Cutting-edge thermal storage technology developed with significant input from Australia enters demonstration phase


The US government will fund a commercial-scale test of a next-generation concentrated solar thermal (CST) technology developed in partnership with the Australian Solar Thermal Research Initiative (ASTRI). 

Developed with input from CSIRO, the Australian National University and the University of Adelaide, the falling particle CST technology converts sunlight into stored thermal energy, by heating particles to well over 700 deg C.

This thermal energy can then be used to power a turbine, generating on-demand electricity at any time of the day or night.

Minister for Energy and Emissions Reduction Angus Taylor said the technology has applications for power generation and heat processing across mining, mineral processing, chemical processing and other high temperature industrial processes.

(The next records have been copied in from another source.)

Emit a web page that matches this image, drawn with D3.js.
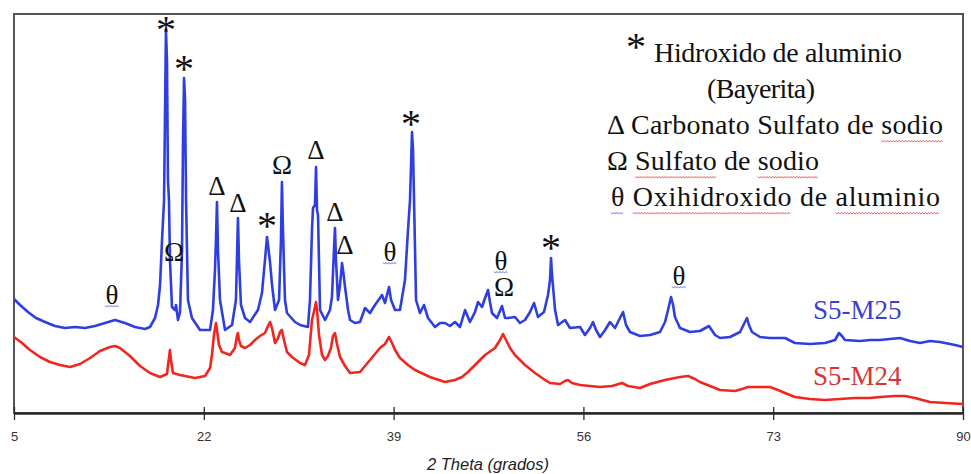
<!DOCTYPE html>
<html>
<head>
<meta charset="utf-8">
<script src="https://cdn.jsdelivr.net/npm/d3@7/dist/d3.min.js"></script>
<style>
  html, body { margin: 0; padding: 0; background: #fff; }
  svg { display: block; }
</style>
</head>
<body>
<svg id="chart" width="971" height="474"></svg>
<script>
// X-ray diffraction patterns, 2θ (degrees) vs. intensity (a.u.)
const theta25 = [5.00,5.54,6.25,6.97,7.78,8.67,9.57,10.46,11.36,12.25,
13.15,14.05,14.94,15.84,16.73,17.18,17.63,17.90,18.08,18.26,
18.44,18.52,18.61,18.70,18.79,18.88,18.97,19.15,19.42,19.51,
19.69,19.87,20.05,20.14,20.23,20.32,20.41,20.58,20.94,21.66,
22.56,22.82,23.00,23.09,23.18,23.27,23.45,23.90,24.53,24.88,
25.06,25.15,25.33,25.69,26.14,26.85,27.21,27.48,27.66,27.75,
27.93,28.11,28.38,28.74,28.91,29.00,29.09,29.27,29.45,30.17,
30.62,31.33,31.51,31.69,31.78,31.96,32.05,32.14,32.23,32.41,
32.86,33.30,33.48,33.66,33.75,33.84,34.02,34.20,34.38,34.47,
34.65,34.92,35.10,35.54,35.99,36.44,36.89,37.33,37.78,37.96,
38.23,38.59,38.77,39.13,39.57,40.02,40.29,40.47,40.65,40.74,
40.83,41.01,41.36,41.72,42.08,42.71,43.16,43.60,44.05,44.50,
44.95,45.40,45.84,46.29,46.56,46.92,47.19,47.46,47.63,47.81,
48.26,48.71,48.98,49.25,49.87,50.32,50.77,51.22,51.58,51.93,
52.47,52.83,53.01,53.10,53.19,53.46,53.73,54.35,54.80,55.70,
56.14,56.59,56.86,57.13,57.49,57.94,58.38,58.83,59.28,59.55,
59.82,60.17,61.07,61.97,62.86,63.31,63.58,63.85,64.03,64.20,
64.65,65.55,66.44,67.25,67.79,68.24,69.13,70.03,70.47,70.65,
70.83,71.10,71.82,72.71,73.43,74.06,74.95,76.30,77.64,78.54,
78.89,79.16,79.43,80.77,81.67,82.57,83.46,84.36,85.25,86.15,
87.04,87.94,88.84,89.28,90.00];

const int25 = [114,108,101,95,91,87,85,86,85,87,
90,93,90,86,84,86,95,108,128,173,
213,293,383,353,233,213,153,106,103,108,
93,101,163,273,335,313,213,113,95,83,
83,103,143,173,211,163,113,83,88,113,
195,153,108,95,91,103,120,153,176,168,
151,128,103,113,173,231,183,113,100,91,
88,86,113,183,205,208,246,203,198,103,
93,103,116,163,185,153,113,128,150,143,
126,103,93,90,91,105,100,108,115,118,
110,126,113,103,103,133,183,213,281,263,
213,113,100,108,95,86,90,90,87,91,
86,103,91,101,111,106,115,123,111,100,
95,107,95,95,96,90,93,101,110,96,
101,118,133,155,138,103,88,93,85,86,
78,85,91,83,76,83,91,85,95,101,
88,81,77,78,81,91,103,116,108,96,
85,81,82,87,78,75,76,81,91,95,
88,81,76,75,75,75,70,69,70,73,
80,77,73,72,73,73,74,75,72,70,
72,71,69,68,66];

const theta24 = [5.00,5.72,6.43,7.33,8.22,9.12,10.02,10.91,11.81,12.70,
13.60,14.05,14.49,15.39,16.29,17.18,18.08,18.70,18.88,18.97,
19.06,19.24,19.87,20.76,21.21,22.11,22.56,22.73,22.91,23.09,
23.18,23.36,23.63,23.90,24.35,24.79,24.97,25.06,25.15,25.33,
25.69,26.14,26.59,27.03,27.48,27.75,27.93,28.11,28.38,28.65,
28.83,29.00,29.18,29.45,29.90,30.62,31.06,31.42,31.69,31.96,
32.05,32.14,32.32,32.59,32.86,33.12,33.39,33.57,33.75,33.93,
34.20,34.65,35.10,35.99,36.89,37.78,38.23,38.59,38.86,39.13,
39.57,40.29,40.92,42.26,43.60,44.50,45.13,45.66,46.29,47.19,
48.08,48.53,48.80,49.07,49.43,49.87,50.77,51.67,52.56,53.01,
53.90,54.35,54.62,54.98,55.70,56.59,57.49,58.56,59.46,60.00,
61.07,61.97,63.31,64.65,65.37,66.00,66.44,67.34,68.24,69.58,
70.21,70.74,71.82,72.71,73.43,74.06,74.95,76.30,77.64,78.98,
80.33,81.67,82.57,83.91,84.81,85.70,87.04,88.39,90.00];

const int24 = [76,70,63,56,51,48,46,49,55,62,
66,67,65,57,47,40,36,39,55,63,
53,40,38,36,35,37,45,58,78,90,
83,68,61,60,58,65,77,80,73,67,
65,68,73,77,80,87,91,85,70,75,
81,83,73,61,56,50,48,58,93,106,
111,103,78,58,53,57,65,77,80,69,
56,47,40,41,53,65,69,76,70,63,
55,48,43,36,31,33,36,41,48,58,
65,73,79,73,65,58,48,40,33,30,
29,32,33,30,28,27,26,27,30,27,
25,29,33,36,37,34,31,27,23,22,
24,26,26,26,23,20,16,14,13,14,
15,15,16,17,17,15,11,10,9];

const seriesNames = ["S5-M25", "S5-M24"];
const xTicks = [5, 22, 39, 56, 73, 90];
const xTitle = "2 Theta (grados)";

// Phase key
const phaseSymbols = ["*", "Δ", "Ω", "θ"];
const phaseNames = ["Hidroxido de aluminio", "Carbonato Sulfato de sodio", "Sulfato de sodio", "Oxihidroxido de aluminio"];
const bayeriteNote = "(Bayerita)";

// Peak identifications on S5-M25: symbol, 2θ and the intensity level of the mark
const peakSymbol = ["θ", "*", "*", "Ω", "Δ", "Δ", "*", "Ω", "Δ", "Δ", "Δ", "θ", "*", "θ", "Ω", "*", "θ"];
const peakTheta  = [13.78, 18.61, 20.23, 19.33, 23.18, 25.06, 27.66, 29.00, 32.05, 33.75, 34.65, 38.68, 40.56, 48.62, 48.89, 53.10, 64.56];
const peakLevel  = [118, 389, 350, 161, 227, 210, 193, 248, 263, 201, 168, 161, 295, 152, 126, 171, 137];

const W = 971, H = 474;
const plot = { left: 14, right: 963, top: 14, bottom: 413 };
const blue = "#2f3ee0", red = "#f0261f";
const serif = "'Liberation Serif', 'Times New Roman', serif";

const svg = d3.select("#chart");
svg.append("rect").attr("width", W).attr("height", H).attr("fill", "#fff");

const x = d3.scaleLinear().domain([5, 90]).range([plot.left, plot.right]);
const y = d3.scaleLinear().domain([0, 400]).range([plot.bottom, plot.bottom - 400]);

// frame
svg.append("rect")
  .attr("x", plot.left).attr("y", plot.top)
  .attr("width", plot.right - plot.left).attr("height", plot.bottom - plot.top)
  .attr("fill", "none").attr("stroke", "#555").attr("stroke-width", 2);

// diffraction traces
const line = d3.line().x(d => x(d[0])).y(d => y(d[1]));
const s25 = d3.zip(theta25, int25);
const s24 = d3.zip(theta24, int24);
svg.append("path").datum(s24).attr("d", line)
  .attr("fill", "none").attr("stroke", red).attr("stroke-width", 2.6).attr("stroke-linejoin", "round");
svg.append("path").datum(s25).attr("d", line)
  .attr("fill", "none").attr("stroke", blue).attr("stroke-width", 2.6).attr("stroke-linejoin", "round");

// bottom axis
const axis = svg.append("g").attr("transform", `translate(0,${plot.bottom})`)
  .call(d3.axisBottom(x).tickValues(xTicks).tickFormat(d3.format("d")).tickSizeOuter(0));
axis.select(".domain").attr("stroke", "#2a2a2a").attr("stroke-width", 2.5);
axis.selectAll(".tick line").attr("y1", -6).attr("y2", 7).attr("stroke", "#2a2a2a").attr("stroke-width", 1.3);
axis.selectAll(".tick text")
  .attr("y", 28).attr("dy", null)
  .attr("font-family", "'Liberation Sans Narrow', 'Liberation Sans', Arial, sans-serif")
  .attr("font-size", 13).attr("fill", "#333");

svg.append("text")
  .attr("x", 488).attr("y", 470)
  .attr("text-anchor", "middle")
  .attr("font-family", "'Liberation Sans', Arial, sans-serif")
  .attr("font-style", "italic").attr("font-size", 16.5).attr("fill", "#222")
  .text(xTitle);

// squiggly underline
function squiggle(x0, x1, yy, color) {
  const pts = [];
  let k = 0;
  for (let xx = x0; xx <= x1; xx += 1.5, k++) pts.push([xx, yy + (k % 2 ? 1.1 : -0.6)]);
  svg.append("path").attr("d", d3.line()(pts))
    .attr("fill", "none").attr("stroke", color).attr("stroke-width", 0.9).attr("opacity", 0.85);
}

// peak marks
const symFont = { "*": 40, "Δ": 27, "Ω": 27, "θ": 27 };
const symShift = { "*": 0.47, "Δ": 0.33, "Ω": 0.33, "θ": 0.34 };
function mark(s, cx, cy) {
  const fs = symFont[s];
  svg.append("text")
    .attr("x", cx).attr("y", cy + symShift[s] * fs)
    .attr("text-anchor", "middle")
    .attr("font-family", serif).attr("font-size", fs)
    .attr("fill", "#111")
    .text(s);
}
peakSymbol.forEach((s, i) => {
  const cx = x(peakTheta[i]), cy = y(peakLevel[i]);
  mark(s, cx, cy);
  if (s === "θ") squiggle(cx - 7, cx + 7, cy + 11, "#3b5bd6");
});

// series labels
svg.append("text").attr("x", 813).attr("y", 319)
  .attr("font-family", serif).attr("font-size", 27).attr("fill", "#3a3fcf").text(seriesNames[0]);
svg.append("text").attr("x", 813).attr("y", 385)
  .attr("font-family", serif).attr("font-size", 27).attr("fill", "#d93434").text(seriesNames[1]);

// phase key
const keyFs = 28;
function keyLine(str, lx, ly, width, marks) {
  const t = svg.append("text").attr("x", lx).attr("y", ly)
    .attr("font-family", serif).attr("font-size", keyFs).attr("fill", "#111").text(str);
  if (width) t.attr("textLength", width).attr("lengthAdjust", "spacing");
  const node = t.node();
  (marks || []).forEach(m => {
    const i = str.indexOf(m.word, m.from || 0);
    if (i < 0) return;
    const a = node.getStartPositionOfChar(i).x;
    const b = node.getEndPositionOfChar(i + m.word.length - 1).x;
    squiggle(a, b, ly + 7, m.color);
  });
}
const ulRed = "#e0383a", ulBlue = "#3b5bd6";

mark(phaseSymbols[0], 636, 41);
keyLine(phaseNames[0], 654, 62, 248);
keyLine(bayeriteNote, 707, 98, 108);
keyLine(`${phaseSymbols[1]} ${phaseNames[1]}`, 607, 134, 336, [{ word: "sodio", color: ulRed }]);
keyLine(`${phaseSymbols[2]} ${phaseNames[2]}`, 607, 170, 212, [{ word: "Sulfato", color: ulRed }, { word: "sodio", color: ulRed }]);
keyLine(`${phaseSymbols[3]} ${phaseNames[3]}`, 611, 206, 329, [
  { word: phaseSymbols[3], color: ulBlue },
  { word: "Oxihidroxido", color: ulRed },
  { word: "aluminio", color: ulRed }
]);
</script>
</body>
</html>
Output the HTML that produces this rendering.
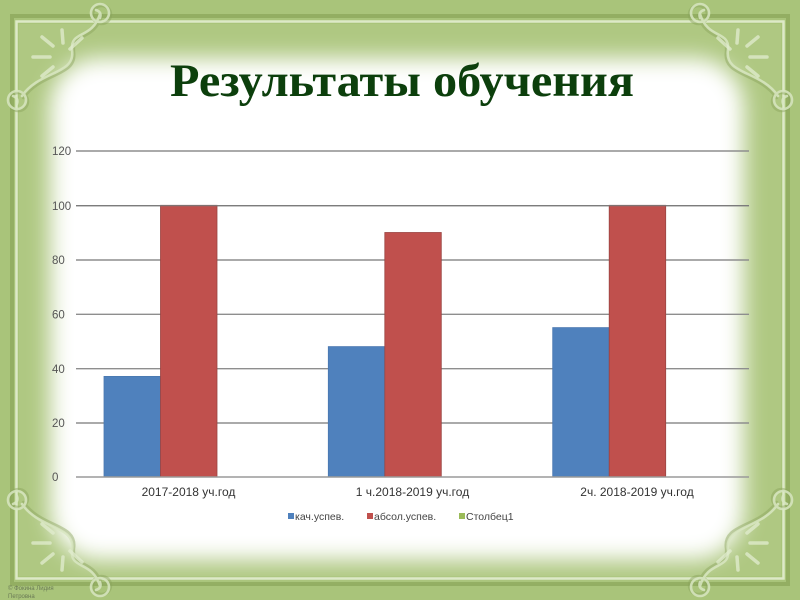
<!DOCTYPE html>
<html>
<head>
<meta charset="utf-8">
<style>
html,body{margin:0;padding:0;background:#a9c47a;}
svg{display:block;}
</style>
</head>
<body>
<svg width="800" height="600" viewBox="0 0 800 600" xmlns="http://www.w3.org/2000/svg">
<defs>
<filter id="blur" x="-20%" y="-20%" width="140%" height="140%">
<feGaussianBlur stdDeviation="11"/>
</filter>
<g id="orn" fill="none" stroke-linecap="round">
<g stroke="#8aa35c" stroke-width="3.5" opacity="0.45" transform="translate(1.5,1.5)">
<path d="M100 14 C 92 40, 70 30, 72 50 C 76 75, 40 70, 22 96"/>
<circle cx="100" cy="13" r="9"/>
<circle cx="17" cy="100" r="9"/>
</g>
<g stroke="#d9e7c2" stroke-width="2.6" opacity="0.85">
<path d="M100 14 C 92 40, 70 30, 72 50 C 76 75, 40 70, 22 96"/>
<circle cx="100" cy="13" r="9"/>
<circle cx="17" cy="100" r="9"/>
<path d="M96 10 q6 2 4 8"/>
<path d="M13 96 q6 2 4 8"/>
</g>
<g stroke="#e2edd0" stroke-width="3.5" opacity="0.75">
<line x1="62" y1="30" x2="63" y2="43"/>
<line x1="82" y1="38" x2="70" y2="49"/>
<line x1="42" y1="37" x2="53" y2="46"/>
<line x1="33" y1="57" x2="50" y2="57"/>
<line x1="42" y1="76" x2="53" y2="67"/>
</g>
</g>
</defs>

<!-- green background -->
<rect x="0" y="0" width="800" height="600" fill="#a9c47a"/>
<!-- darker band outside frame line -->
<rect x="12" y="16" width="776" height="568" fill="none" stroke="#93ae62" stroke-width="4"/>
<!-- inner green -->
<rect x="19" y="24" width="762" height="552" fill="#afc882"/>
<!-- white blurred centre -->
<rect x="50" y="58" width="694" height="502" rx="50" fill="#ffffff" filter="url(#blur)"/>
<!-- frame line -->
<rect x="16.5" y="21.5" width="767" height="557" fill="none" stroke="#dde9c8" stroke-width="2.5"/>

<!-- ornaments -->
<use href="#orn"/>
<use href="#orn" transform="translate(800,0) scale(-1,1)"/>
<use href="#orn" transform="translate(0,600) scale(1,-1)"/>
<use href="#orn" transform="translate(800,600) scale(-1,-1)"/>

<!-- title -->
<text x="170" y="96" font-family="Liberation Serif, serif" font-weight="bold" font-size="47" fill="#0c3f0c" textLength="464" lengthAdjust="spacingAndGlyphs">Результаты обучения</text>

<!-- gridlines -->
<g stroke="#8e8e8e" stroke-width="1.4">
<line x1="76" y1="151" x2="749" y2="151"/>
<line x1="76" y1="205.7" x2="749" y2="205.7"/>
<line x1="76" y1="260" x2="749" y2="260"/>
<line x1="76" y1="314.3" x2="749" y2="314.3"/>
<line x1="76" y1="368.7" x2="749" y2="368.7"/>
<line x1="76" y1="423" x2="749" y2="423"/>
</g>

<!-- bars -->
<g stroke-width="0.8">
<rect x="104" y="376.4" width="56.5" height="100.6" fill="#4f81bd" stroke="#4a78b0"/>
<rect x="160.5" y="205.3" width="56.5" height="271.7" fill="#c0504d" stroke="#9a4442"/>
<rect x="328.3" y="346.6" width="56.5" height="130.4" fill="#4f81bd" stroke="#4a78b0"/>
<rect x="384.8" y="232.5" width="56.5" height="244.5" fill="#c0504d" stroke="#9a4442"/>
<rect x="552.7" y="327.6" width="56.5" height="149.4" fill="#4f81bd" stroke="#4a78b0"/>
<rect x="609.2" y="205.3" width="56.5" height="271.7" fill="#c0504d" stroke="#9a4442"/>
</g>
<line x1="76" y1="205.7" x2="749" y2="205.7" stroke="#7a7a7a" stroke-width="1.2"/>
<!-- axis -->
<line x1="76" y1="477" x2="749" y2="477" stroke="#9a9a9a" stroke-width="1.5"/>

<!-- y labels -->
<g font-family="Liberation Sans, sans-serif" font-size="11.5" fill="#555">
<text x="52" y="155">120</text>
<text x="52" y="210">100</text>
<text x="52" y="264">80</text>
<text x="52" y="318.5">60</text>
<text x="52" y="373">40</text>
<text x="52" y="427">20</text>
<text x="52" y="481">0</text>
</g>

<!-- x labels -->
<g font-family="Liberation Sans, sans-serif" font-size="12" fill="#333" text-anchor="middle">
<text x="188.5" y="496">2017-2018 уч.год</text>
<text x="412.5" y="496">1 ч.2018-2019 уч.год</text>
<text x="637" y="496">2ч. 2018-2019 уч.год</text>
</g>

<!-- legend -->
<rect x="288" y="513" width="6" height="6" fill="#4f81bd"/>
<rect x="367" y="513" width="6" height="6" fill="#c0504d"/>
<rect x="459" y="513" width="6" height="6" fill="#9bbb59"/>
<g font-family="Liberation Sans, sans-serif" font-size="10.5" fill="#444">
<text x="295" y="520">кач.успев.</text>
<text x="374" y="520">абсол.успев.</text>
<text x="466" y="520">Столбец1</text>
</g>

<!-- copyright -->
<g font-family="Liberation Sans, sans-serif" font-size="6" fill="#6a7a55">
<text x="8" y="590">© Фокина Лидия</text>
<text x="8" y="598">Петровна</text>
</g>
</svg>
</body>
</html>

“Australian research is opening up new ways to generate clean electricity and reducing emissions around the world,” Minister Taylor continued.

“The technologies Australia is developing, and the Government is supporting, will deliver global benefits.

“Australian-developed solar cell technology is already used in more than 60 per cent of commercial solar panels globally.

“Zero emissions, dispatchable energy sources like concentrated solar thermal storage will be needed to back up increasing shares of renewable energy.”

The falling particle technology was developed by US based Sandia Laboratories, which will receive $33 million from the US Department of Environment to build a 1MW demonstration plant with a minimum of 6 hours of storage.

CSIRO, through ASTRI – a ten-year, $100 million international research collaboration funded (50 per cent) by ARENA – has also built its own pilot-scale falling particle system in Newcastle which will be tested for the first time in coming weeks.

“We are delighted that our US colleagues have selected this technology as the pathway forward for CST technology,” said Wes Stein, ASTRI Chief Technology Officer and CSIRO Solar Thermal Research Manager.

“We have been working closely with the US for several years on the next generation of CST technology and the US decision reflects our efforts and recognises Australian contributions to the development of this system.”